'''

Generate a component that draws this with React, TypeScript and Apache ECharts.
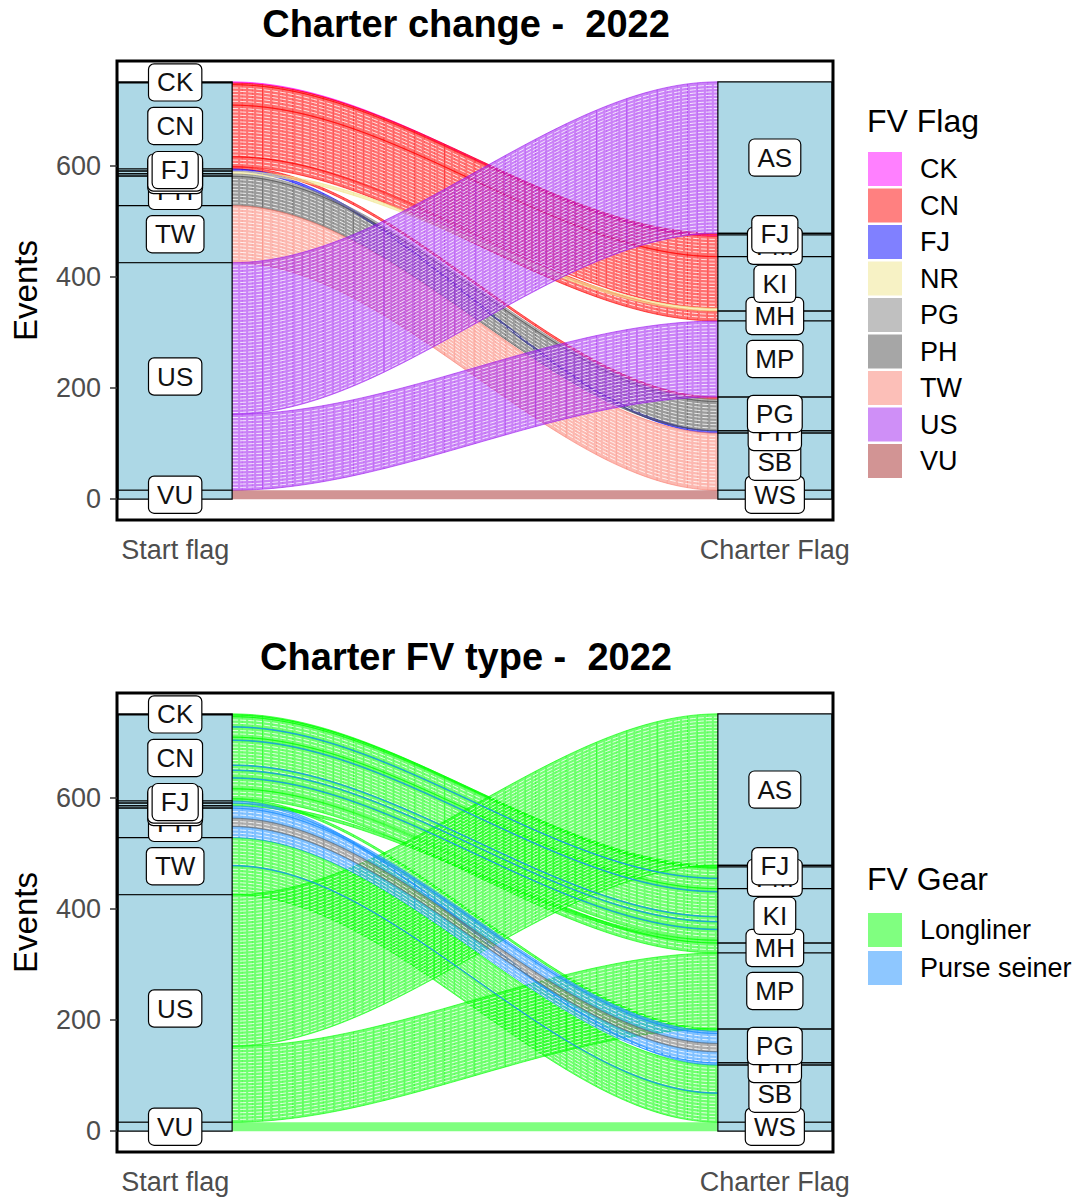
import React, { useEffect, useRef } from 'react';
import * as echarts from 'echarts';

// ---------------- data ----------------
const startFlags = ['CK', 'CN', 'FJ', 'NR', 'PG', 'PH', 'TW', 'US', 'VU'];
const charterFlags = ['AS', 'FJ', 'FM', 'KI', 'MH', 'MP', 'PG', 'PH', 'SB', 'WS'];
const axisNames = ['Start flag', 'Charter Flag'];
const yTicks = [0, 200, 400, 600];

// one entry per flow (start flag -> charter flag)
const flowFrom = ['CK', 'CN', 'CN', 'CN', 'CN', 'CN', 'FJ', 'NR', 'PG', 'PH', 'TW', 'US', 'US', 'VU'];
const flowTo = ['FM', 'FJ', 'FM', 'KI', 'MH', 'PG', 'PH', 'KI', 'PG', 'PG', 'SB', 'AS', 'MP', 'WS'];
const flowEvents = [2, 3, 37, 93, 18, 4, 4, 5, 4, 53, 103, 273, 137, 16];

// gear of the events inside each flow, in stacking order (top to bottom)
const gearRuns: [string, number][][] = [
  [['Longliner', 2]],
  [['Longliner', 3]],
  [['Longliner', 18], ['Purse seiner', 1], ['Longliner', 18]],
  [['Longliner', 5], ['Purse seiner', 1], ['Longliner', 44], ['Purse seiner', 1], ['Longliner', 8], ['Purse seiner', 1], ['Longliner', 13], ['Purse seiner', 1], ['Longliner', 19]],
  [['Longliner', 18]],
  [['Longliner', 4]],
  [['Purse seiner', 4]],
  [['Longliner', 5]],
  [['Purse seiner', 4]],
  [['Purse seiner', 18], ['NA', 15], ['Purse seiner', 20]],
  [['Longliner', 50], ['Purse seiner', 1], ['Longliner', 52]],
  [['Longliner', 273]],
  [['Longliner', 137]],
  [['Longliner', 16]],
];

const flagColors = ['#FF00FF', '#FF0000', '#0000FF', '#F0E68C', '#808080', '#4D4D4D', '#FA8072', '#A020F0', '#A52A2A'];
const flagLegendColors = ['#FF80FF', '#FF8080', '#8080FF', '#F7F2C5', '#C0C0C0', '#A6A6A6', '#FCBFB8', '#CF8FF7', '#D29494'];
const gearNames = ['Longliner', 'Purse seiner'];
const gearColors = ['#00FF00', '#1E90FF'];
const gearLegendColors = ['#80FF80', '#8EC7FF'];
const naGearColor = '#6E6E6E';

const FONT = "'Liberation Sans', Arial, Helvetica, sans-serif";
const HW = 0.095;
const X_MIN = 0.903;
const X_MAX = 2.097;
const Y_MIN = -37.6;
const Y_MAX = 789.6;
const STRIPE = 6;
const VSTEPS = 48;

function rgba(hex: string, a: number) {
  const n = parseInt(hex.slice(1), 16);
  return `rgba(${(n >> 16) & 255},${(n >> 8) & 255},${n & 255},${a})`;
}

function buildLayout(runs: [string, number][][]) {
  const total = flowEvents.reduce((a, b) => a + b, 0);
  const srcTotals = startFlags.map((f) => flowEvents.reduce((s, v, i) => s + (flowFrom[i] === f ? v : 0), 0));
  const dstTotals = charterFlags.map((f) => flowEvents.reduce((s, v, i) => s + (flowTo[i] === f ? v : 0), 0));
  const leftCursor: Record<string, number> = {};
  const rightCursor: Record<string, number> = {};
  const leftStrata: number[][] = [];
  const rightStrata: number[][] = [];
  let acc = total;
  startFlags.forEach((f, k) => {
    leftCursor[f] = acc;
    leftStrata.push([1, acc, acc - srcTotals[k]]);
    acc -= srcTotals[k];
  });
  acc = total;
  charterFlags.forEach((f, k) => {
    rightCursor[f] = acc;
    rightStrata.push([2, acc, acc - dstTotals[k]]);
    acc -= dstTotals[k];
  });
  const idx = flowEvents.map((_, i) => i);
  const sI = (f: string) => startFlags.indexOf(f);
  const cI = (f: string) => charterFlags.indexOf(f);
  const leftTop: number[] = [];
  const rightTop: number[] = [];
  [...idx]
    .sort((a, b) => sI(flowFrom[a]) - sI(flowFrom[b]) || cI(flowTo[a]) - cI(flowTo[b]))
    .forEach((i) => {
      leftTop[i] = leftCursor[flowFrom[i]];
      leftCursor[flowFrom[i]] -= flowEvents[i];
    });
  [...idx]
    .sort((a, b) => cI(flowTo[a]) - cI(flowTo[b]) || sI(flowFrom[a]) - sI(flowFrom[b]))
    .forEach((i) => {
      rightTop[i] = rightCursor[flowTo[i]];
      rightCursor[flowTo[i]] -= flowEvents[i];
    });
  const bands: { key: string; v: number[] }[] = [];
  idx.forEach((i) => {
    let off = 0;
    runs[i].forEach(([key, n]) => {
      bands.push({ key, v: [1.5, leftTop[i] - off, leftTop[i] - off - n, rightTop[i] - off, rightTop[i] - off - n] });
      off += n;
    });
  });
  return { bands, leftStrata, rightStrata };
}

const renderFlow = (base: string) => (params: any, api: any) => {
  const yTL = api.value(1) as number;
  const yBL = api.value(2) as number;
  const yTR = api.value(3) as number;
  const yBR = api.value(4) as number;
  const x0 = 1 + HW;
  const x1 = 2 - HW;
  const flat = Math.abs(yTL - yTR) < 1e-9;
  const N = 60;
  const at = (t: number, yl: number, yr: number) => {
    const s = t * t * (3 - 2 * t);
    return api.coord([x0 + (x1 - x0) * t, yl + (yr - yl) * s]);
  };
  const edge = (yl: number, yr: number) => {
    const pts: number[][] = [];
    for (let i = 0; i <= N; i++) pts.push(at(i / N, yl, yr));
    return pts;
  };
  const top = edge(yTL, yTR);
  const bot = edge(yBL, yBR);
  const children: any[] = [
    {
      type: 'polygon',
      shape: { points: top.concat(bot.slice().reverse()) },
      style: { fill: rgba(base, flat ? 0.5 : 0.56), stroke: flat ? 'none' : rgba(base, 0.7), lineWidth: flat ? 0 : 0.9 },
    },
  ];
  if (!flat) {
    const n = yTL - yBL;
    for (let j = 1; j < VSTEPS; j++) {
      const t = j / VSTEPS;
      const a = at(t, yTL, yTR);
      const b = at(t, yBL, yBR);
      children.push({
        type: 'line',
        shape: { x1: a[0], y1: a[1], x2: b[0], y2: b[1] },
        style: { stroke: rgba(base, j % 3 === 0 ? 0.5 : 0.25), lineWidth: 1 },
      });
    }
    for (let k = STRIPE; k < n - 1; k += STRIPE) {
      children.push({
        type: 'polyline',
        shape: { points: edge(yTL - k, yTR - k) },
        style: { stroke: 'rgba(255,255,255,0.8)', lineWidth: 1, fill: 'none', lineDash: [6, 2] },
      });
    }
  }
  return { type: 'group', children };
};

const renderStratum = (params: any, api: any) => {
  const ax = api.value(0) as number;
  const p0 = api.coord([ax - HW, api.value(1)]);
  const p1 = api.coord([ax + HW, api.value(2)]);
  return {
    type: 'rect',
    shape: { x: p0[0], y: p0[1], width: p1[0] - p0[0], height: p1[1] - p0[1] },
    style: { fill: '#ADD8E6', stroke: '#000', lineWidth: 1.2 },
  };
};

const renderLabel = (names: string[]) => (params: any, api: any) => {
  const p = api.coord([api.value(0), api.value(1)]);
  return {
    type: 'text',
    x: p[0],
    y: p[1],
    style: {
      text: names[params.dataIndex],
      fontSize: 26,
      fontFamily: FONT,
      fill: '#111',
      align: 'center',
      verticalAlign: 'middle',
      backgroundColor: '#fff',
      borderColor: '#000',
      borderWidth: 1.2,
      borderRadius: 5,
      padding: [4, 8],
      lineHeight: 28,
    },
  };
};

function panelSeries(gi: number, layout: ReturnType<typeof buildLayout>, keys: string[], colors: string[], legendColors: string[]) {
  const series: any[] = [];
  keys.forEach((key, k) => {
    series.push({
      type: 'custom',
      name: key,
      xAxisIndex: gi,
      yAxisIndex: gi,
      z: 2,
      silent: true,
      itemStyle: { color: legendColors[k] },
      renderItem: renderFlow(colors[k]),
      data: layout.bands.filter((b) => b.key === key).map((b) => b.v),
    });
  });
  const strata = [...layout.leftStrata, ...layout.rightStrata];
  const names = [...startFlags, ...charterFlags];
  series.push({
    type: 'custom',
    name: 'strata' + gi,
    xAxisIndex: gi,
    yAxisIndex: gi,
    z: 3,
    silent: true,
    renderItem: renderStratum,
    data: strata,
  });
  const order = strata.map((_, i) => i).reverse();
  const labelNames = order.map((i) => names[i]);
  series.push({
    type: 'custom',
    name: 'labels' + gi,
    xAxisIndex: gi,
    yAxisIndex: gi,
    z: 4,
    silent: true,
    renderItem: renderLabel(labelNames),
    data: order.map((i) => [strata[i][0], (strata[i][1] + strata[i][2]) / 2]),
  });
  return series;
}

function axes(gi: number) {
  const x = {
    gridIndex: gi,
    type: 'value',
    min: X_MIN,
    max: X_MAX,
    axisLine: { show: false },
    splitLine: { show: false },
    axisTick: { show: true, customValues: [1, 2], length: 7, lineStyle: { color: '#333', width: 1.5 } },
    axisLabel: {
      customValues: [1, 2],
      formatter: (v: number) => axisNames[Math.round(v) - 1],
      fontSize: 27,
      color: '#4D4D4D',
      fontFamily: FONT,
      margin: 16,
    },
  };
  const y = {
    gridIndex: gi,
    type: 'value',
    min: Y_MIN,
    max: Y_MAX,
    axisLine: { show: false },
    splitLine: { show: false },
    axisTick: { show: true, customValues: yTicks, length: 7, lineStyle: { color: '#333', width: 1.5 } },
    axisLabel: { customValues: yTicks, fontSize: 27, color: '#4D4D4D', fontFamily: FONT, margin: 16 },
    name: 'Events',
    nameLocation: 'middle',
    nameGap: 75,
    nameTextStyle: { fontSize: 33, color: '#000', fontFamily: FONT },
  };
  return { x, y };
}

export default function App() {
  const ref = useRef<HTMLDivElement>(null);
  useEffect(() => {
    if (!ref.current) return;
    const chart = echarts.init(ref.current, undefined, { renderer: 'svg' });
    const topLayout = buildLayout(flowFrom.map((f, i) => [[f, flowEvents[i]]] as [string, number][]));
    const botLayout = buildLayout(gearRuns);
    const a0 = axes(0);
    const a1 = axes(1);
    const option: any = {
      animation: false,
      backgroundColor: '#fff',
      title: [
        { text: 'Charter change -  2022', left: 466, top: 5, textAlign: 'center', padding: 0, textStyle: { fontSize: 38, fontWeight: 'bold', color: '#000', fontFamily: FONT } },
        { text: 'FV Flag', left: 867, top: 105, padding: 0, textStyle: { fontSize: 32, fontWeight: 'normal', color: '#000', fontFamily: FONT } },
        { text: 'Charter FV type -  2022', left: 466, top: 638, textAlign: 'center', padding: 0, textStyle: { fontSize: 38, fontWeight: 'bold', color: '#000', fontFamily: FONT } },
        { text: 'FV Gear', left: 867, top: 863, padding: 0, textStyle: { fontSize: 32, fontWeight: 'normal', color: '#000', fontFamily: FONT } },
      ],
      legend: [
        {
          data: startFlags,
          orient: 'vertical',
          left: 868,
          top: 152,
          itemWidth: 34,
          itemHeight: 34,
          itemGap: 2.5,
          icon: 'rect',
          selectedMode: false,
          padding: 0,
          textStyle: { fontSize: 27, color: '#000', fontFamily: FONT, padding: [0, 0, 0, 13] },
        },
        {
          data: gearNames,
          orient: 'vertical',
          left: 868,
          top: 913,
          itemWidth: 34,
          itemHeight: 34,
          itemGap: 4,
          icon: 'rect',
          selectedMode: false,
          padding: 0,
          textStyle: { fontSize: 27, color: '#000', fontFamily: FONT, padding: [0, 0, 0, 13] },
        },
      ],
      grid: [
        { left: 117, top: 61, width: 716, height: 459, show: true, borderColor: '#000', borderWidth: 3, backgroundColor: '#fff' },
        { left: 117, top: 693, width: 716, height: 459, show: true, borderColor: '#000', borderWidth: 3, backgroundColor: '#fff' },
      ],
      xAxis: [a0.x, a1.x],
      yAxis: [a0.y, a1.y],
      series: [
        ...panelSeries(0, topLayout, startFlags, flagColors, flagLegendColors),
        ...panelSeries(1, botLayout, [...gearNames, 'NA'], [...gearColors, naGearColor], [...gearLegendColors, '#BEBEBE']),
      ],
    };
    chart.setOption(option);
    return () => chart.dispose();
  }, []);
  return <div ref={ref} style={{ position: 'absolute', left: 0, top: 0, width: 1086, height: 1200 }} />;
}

'''

Pick out each line that holds the string "React".

Generate a component that draws this with React, TypeScript and Apache ECharts.
import React, { useEffect, useRef } from 'react';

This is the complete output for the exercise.